GOAL OF THE EXERCISE - Return each line of the records holding the string "Emit".

EXTRACTED DATA -

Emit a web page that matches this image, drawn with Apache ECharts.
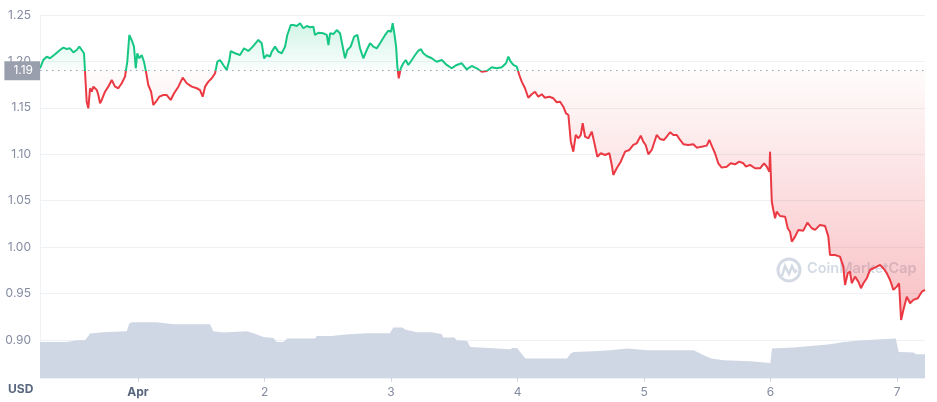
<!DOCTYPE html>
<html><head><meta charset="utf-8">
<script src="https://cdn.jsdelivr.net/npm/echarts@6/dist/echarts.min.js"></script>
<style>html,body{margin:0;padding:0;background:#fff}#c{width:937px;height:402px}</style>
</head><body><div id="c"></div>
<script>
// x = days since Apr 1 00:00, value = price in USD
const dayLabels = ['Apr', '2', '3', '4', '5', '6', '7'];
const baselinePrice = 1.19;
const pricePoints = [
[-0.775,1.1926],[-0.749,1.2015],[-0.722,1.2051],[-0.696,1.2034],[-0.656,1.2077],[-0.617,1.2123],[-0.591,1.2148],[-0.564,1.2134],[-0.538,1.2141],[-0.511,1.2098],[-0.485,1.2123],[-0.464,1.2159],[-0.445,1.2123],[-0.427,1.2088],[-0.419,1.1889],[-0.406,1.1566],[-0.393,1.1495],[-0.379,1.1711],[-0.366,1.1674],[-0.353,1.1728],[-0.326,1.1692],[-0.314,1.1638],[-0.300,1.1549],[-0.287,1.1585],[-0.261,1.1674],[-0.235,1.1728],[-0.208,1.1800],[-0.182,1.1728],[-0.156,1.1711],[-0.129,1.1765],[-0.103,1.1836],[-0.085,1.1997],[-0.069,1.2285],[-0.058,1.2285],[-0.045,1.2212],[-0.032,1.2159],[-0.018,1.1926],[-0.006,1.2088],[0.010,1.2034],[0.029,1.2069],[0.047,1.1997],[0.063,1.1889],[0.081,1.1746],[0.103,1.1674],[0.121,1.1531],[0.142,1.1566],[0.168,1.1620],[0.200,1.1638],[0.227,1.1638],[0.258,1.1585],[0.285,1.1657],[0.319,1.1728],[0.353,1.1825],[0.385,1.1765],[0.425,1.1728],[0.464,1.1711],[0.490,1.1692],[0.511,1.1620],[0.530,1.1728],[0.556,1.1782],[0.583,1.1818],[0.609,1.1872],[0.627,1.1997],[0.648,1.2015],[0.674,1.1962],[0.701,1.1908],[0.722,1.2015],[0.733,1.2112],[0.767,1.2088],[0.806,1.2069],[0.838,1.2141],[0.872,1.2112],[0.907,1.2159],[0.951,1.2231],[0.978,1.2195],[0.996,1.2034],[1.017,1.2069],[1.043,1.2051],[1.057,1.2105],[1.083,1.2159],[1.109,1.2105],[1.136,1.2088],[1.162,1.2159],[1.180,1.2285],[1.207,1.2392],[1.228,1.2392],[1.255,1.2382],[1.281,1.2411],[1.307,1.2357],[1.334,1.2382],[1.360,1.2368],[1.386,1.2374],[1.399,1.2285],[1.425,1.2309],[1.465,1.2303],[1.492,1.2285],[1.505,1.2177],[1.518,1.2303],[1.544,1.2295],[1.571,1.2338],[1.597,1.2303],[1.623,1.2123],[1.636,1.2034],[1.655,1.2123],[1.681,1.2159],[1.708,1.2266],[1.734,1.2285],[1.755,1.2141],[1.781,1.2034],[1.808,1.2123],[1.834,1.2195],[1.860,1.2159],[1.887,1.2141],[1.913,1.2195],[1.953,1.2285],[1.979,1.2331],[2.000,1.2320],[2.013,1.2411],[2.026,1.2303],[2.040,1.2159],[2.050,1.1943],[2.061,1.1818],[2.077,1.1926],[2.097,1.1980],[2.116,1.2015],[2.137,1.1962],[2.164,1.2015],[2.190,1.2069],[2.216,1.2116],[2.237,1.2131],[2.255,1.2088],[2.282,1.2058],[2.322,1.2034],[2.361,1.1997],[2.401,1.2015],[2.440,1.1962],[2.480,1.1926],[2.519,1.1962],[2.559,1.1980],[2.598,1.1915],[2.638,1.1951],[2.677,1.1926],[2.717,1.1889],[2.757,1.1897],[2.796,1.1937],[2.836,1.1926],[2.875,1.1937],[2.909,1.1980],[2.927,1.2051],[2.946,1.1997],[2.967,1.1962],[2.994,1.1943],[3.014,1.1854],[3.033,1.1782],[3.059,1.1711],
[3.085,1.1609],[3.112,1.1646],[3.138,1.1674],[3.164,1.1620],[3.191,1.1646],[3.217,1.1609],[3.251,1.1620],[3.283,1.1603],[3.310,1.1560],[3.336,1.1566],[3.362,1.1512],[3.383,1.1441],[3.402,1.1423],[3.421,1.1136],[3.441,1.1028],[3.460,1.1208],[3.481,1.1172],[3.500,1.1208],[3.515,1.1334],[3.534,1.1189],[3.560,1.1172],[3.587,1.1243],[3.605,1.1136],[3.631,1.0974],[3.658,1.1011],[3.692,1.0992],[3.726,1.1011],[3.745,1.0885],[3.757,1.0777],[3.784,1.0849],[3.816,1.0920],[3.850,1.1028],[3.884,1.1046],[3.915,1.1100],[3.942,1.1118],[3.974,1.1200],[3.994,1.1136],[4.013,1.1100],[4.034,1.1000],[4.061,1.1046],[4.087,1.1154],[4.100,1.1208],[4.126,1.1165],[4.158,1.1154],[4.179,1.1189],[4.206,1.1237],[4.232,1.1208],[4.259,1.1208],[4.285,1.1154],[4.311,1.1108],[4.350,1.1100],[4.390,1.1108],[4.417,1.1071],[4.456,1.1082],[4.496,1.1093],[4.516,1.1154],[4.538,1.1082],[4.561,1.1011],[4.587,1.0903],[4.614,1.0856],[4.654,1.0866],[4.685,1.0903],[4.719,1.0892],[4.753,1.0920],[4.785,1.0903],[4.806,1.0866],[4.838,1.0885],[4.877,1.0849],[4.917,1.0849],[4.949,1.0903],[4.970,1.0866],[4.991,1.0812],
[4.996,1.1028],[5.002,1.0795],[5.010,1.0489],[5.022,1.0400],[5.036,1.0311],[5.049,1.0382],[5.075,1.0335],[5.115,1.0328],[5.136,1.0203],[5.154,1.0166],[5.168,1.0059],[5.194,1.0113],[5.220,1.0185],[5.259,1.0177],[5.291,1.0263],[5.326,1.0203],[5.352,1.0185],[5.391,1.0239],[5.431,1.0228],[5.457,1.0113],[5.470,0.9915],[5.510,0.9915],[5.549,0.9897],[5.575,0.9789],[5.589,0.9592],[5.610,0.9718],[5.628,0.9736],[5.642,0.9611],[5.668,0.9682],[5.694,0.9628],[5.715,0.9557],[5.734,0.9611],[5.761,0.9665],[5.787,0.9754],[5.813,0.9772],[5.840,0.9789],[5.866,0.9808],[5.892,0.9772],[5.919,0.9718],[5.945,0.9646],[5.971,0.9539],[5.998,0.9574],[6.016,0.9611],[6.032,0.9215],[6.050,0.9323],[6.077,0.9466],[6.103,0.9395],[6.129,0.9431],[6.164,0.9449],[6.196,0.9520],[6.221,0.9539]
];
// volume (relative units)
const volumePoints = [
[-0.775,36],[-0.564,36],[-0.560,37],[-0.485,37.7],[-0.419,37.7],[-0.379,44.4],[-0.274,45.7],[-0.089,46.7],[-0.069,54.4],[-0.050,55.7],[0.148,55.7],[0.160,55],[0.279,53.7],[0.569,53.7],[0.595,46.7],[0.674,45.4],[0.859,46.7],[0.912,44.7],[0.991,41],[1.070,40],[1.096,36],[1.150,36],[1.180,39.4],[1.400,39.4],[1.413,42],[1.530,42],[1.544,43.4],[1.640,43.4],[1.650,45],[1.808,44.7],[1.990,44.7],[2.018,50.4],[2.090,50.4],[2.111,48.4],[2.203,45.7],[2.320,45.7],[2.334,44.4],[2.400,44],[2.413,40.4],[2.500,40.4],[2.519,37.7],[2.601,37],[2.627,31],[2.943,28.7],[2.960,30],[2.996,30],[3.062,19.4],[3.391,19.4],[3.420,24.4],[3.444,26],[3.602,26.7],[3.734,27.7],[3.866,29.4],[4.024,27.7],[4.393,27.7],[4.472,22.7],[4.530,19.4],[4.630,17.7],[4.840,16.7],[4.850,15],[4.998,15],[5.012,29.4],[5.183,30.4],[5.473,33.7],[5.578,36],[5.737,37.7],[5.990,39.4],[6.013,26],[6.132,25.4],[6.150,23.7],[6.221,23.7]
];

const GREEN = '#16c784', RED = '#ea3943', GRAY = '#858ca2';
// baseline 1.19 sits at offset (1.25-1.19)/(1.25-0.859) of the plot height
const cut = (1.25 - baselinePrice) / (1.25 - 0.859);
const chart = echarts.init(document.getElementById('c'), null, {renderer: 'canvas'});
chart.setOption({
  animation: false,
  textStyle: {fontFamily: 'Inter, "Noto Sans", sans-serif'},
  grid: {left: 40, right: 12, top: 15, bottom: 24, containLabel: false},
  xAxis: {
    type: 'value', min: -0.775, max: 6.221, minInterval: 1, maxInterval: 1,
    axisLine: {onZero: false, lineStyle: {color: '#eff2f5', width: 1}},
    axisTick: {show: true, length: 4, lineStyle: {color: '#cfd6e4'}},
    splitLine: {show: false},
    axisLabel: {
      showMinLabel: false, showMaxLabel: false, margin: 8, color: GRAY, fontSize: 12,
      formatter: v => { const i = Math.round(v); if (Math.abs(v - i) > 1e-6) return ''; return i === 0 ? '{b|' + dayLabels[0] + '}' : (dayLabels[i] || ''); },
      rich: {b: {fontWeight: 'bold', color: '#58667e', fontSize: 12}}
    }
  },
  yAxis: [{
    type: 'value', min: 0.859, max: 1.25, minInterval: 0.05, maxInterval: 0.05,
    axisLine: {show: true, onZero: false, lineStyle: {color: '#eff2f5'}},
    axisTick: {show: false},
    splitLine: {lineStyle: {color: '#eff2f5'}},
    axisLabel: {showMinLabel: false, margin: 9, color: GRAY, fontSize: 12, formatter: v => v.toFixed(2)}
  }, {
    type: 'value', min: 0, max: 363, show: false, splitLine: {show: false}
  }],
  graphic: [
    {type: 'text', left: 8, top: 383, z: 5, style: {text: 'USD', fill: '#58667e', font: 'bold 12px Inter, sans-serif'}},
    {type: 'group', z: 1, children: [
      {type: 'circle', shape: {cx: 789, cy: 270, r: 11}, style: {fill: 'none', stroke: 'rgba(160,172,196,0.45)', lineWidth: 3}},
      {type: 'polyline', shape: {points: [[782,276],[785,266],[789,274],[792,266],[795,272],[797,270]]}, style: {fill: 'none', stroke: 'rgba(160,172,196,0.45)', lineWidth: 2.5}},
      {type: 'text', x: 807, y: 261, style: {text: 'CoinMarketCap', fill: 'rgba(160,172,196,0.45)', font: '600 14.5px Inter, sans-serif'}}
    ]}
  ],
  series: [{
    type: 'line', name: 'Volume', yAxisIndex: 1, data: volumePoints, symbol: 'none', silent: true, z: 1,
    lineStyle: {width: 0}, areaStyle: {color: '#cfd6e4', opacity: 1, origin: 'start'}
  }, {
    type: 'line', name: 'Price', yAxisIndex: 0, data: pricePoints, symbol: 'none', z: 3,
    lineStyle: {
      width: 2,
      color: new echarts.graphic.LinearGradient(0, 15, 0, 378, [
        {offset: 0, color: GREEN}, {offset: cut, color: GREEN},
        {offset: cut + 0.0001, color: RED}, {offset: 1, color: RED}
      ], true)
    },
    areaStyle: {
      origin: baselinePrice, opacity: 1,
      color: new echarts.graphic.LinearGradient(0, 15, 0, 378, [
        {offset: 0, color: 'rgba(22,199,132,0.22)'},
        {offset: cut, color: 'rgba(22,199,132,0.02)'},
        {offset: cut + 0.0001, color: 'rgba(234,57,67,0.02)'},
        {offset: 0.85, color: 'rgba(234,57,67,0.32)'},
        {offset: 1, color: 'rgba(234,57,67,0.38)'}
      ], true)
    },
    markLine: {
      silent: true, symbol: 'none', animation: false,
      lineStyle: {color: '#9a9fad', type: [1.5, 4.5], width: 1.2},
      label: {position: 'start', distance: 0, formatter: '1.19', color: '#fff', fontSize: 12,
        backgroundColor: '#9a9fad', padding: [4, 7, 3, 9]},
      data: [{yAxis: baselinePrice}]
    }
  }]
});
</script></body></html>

---

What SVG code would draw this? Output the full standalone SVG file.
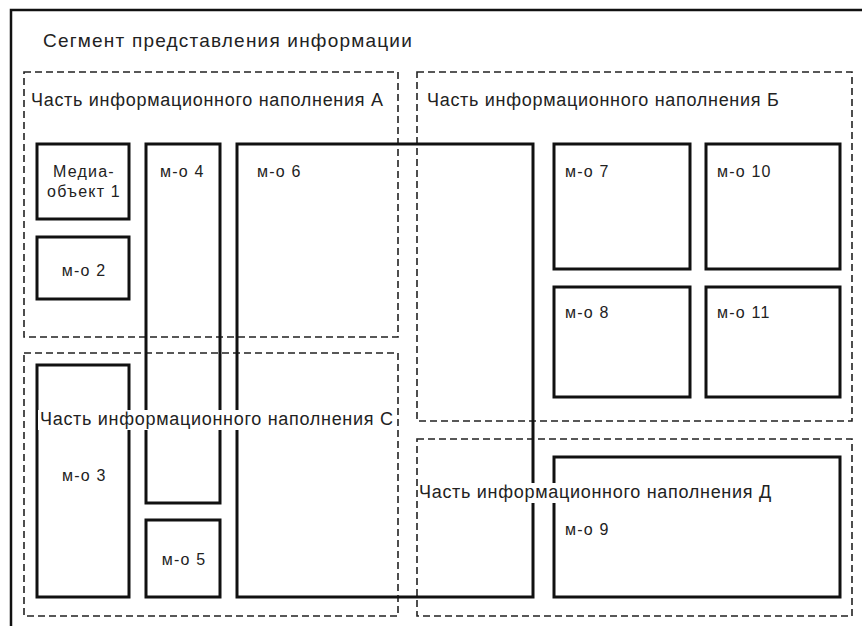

---

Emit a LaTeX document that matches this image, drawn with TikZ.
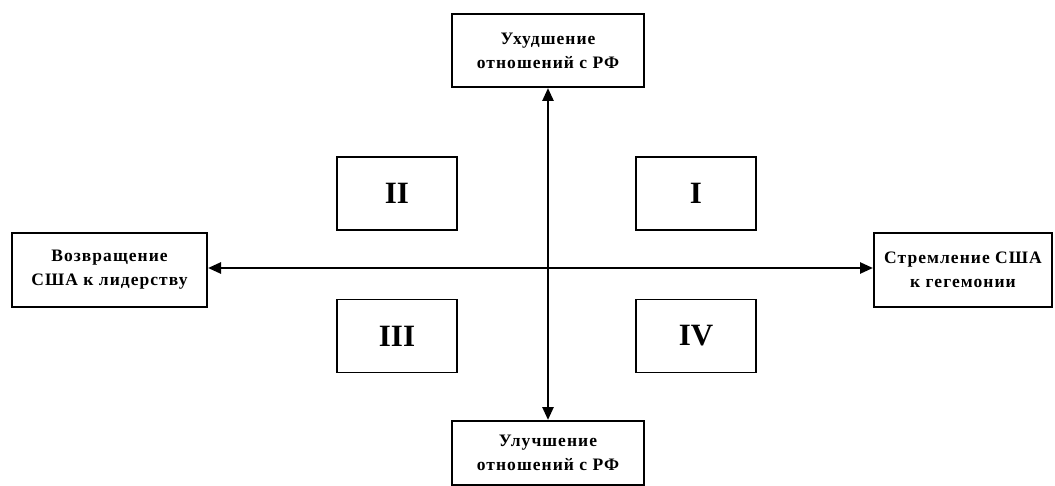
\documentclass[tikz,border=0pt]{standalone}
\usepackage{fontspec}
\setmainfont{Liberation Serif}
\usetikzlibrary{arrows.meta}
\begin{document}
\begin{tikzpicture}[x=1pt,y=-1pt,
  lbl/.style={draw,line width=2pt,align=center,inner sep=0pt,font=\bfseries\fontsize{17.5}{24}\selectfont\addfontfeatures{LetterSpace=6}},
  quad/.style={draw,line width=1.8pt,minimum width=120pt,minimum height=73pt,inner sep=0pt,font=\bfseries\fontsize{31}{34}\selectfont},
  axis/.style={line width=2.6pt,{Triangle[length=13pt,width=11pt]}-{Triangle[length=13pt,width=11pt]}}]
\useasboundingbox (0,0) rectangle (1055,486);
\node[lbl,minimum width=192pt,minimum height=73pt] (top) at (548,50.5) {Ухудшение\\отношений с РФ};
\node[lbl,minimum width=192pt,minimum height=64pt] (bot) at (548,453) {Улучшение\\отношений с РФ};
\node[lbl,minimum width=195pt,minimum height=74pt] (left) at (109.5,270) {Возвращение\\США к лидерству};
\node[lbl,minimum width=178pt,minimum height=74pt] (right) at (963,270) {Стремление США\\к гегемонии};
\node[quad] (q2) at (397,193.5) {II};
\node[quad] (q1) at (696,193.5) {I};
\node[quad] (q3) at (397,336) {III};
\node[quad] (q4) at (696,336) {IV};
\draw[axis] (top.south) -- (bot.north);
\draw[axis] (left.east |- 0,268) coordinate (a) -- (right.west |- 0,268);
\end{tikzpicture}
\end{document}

RESULT -
Emit a web page that matches this image, drawn with Apache ECharts.
Emit a LaTeX document that matches this image, drawn with TikZ.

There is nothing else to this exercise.